The desert campaign had it all and with the arrival of the Spearhead rules in 1997 I had a system that recreated the doctrinal differences that would allow an outnumbered Afrika Korp along with the badly equipped Italians to take on the might of the British Commonwealth and Empire.

Our operational games have further inspired me to tidy up and complete my desert armies and I am really looking forward to the next phase in my fascination with this period.

6 comments:

mark said...

Really looking forward to the operational battle
Will it be an encounter battle with both sides attacking

jono said...

Lovely post Ian . Don't know if you saw the documentary that started last week on the 5th Royal Tank Regiment ,but that covered the war in the desert from the prospective of the tank crews and their opinions on the tactics, leaders and equipment they used.
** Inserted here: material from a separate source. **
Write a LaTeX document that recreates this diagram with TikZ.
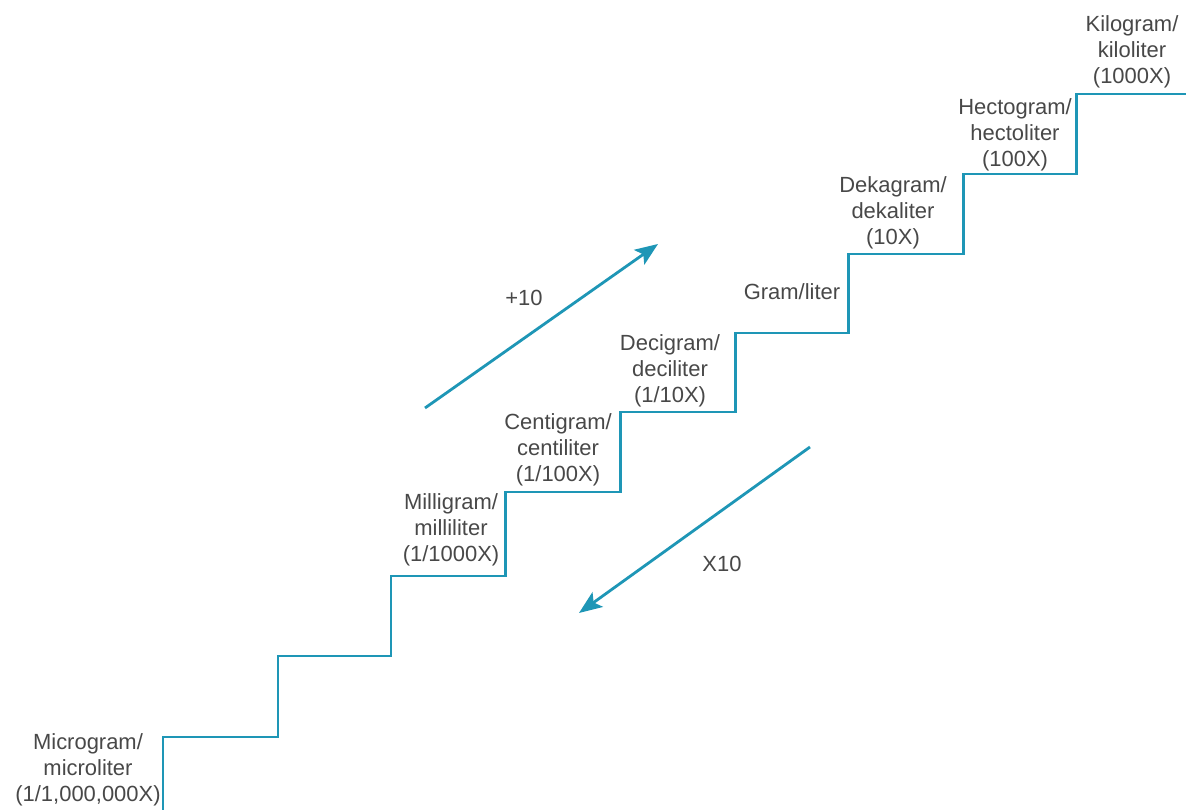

It's on BBC iplayer now.

Ian said...

Wow, definitely want to check that out - my Grandad was in 5th RTR!

jono said...

Hope he didn't get up to the same as this lot did in Alexandria on their leave!

PatG said...

What happens in Alexandria....

Always remember that "Respectable Old Ladies and Gentlemen" were once young too... I've heard stories about my Grandad. ;)

Broeders said...

Great post Ian. I remember that the first plastic toy soldiers I had were Airfix Afrika Korps. A friend of mine had thousands of the small Airfix soldiers - Japanese, Italian, German etc. - but we just collected them rather than wargamed with them.